Set in Boston, The Boondock Saints follows to brothers, Connor (Sean Patrick Flannery) and Murphy (Norman Reedus) who unexpectedly gain fame when they kill two men in self defense. The two dead men were Russian mobsters and drug dealers who had taken over the Boston streets, much to the chagrin of the citizens of that area. After turning themselves in to the police and an F.B.I agent by the name of Paul Smecker(Willem Dafoe), the brothers are released but praised as saints in the community. With the guns and money from the two dead guys, the brothers bank roll it for more guns, ropes, and assorted weapons and decide it is their calling from God to murder bad guys. F.B.I genius Smecker stays in Boston to solve the cases of all these bad guys being murdered. Of course, it never occurs to him that these brothers can do it because after all, the two brothers don't appear to know how to be skilled assassins. Oh snap, except they somehow are very effective at killing and not getting killed!! Never fear though, I mean they are killing bad guys, so when the F.B.I guy finds out it is them, he thinks they are doing good and decides to help them and his best way to accomplish that is to dress up like a female hooker!! Ending with one of the more ridiculous climaxes I have seen in a movie, The Boondock Saints somehow goes down in cinematic history.

If you refer back to the beginning of this review where I called Pulp Fiction the most influential movie to be released since the nineties, allow me to explain why that is.
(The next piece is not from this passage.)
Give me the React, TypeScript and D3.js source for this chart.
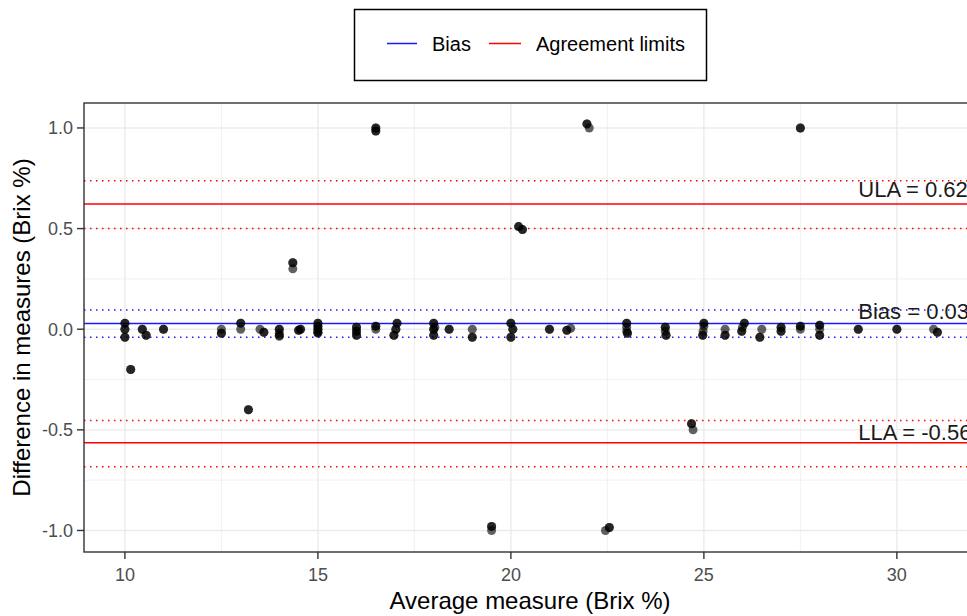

Movies like The Boondock Saints would not exist if Tarantino had no paved the way. Duffy is so blatantly ripping off Tarantino, Tarantino deserved a writing and directing credit for this movie. We see the crimes in a series of broken down flashbacks in a lame attempt to bend time the way Pulp Fiction did so well. The script is a very low grade, rip off of screenplays like Reservoir Dogs, Pulp Fiction and The Usual Suspects. However, Duffy does show some promise in regards to his directorial eye and his way with the camera, especially in the scene that takes place in 3 catholic confessional booths. I enjoyed those overhead shots a lot, but for the most part it really does play like a direct-to-video take on those great crime dramas my generation loves so very much. And maybe that is the problem: Duffy was trying so hard to make a cool movie that it looks like a movie that is trying too hard to be cool. People light up cigarettes at the same time, the slow motion gun battles come off looking cheesy, the dialog trite and even the music is nauseatingly corny. Cool movies just exist; they are supposed to happen by accident almost. The minute you set out to make a cool movie, you have already lost the battle.

The two leads speak in broken now-you-hear-them-now-you-don't Irish accents, but nowhere in the movie did I catch that they were actually from Ireland, just the Irish heavy Boston and last I check not all Irish Catholics from Boston speak in Irish accents. That is just one of the many lame things featured inside Saints. Defoe's gay F.B.I agent often takes to the streets to conduct a full on orchestra as he sweeps crime scenes or relives one of the crimes committed by the boys. I am not sure if this was an attempt at humor or an attempt to be hip and edgy, but either way it falls flat as I was starting to reach for the remote to speed through all of that garbage. Maybe this movie falls into the category of so-bad-its-good, but the rabid cult like fans don't seem to think so. These people really believe it is a great original cinematic work, but when Stephen Dorff even passed on starring in your movie, how good can it really be?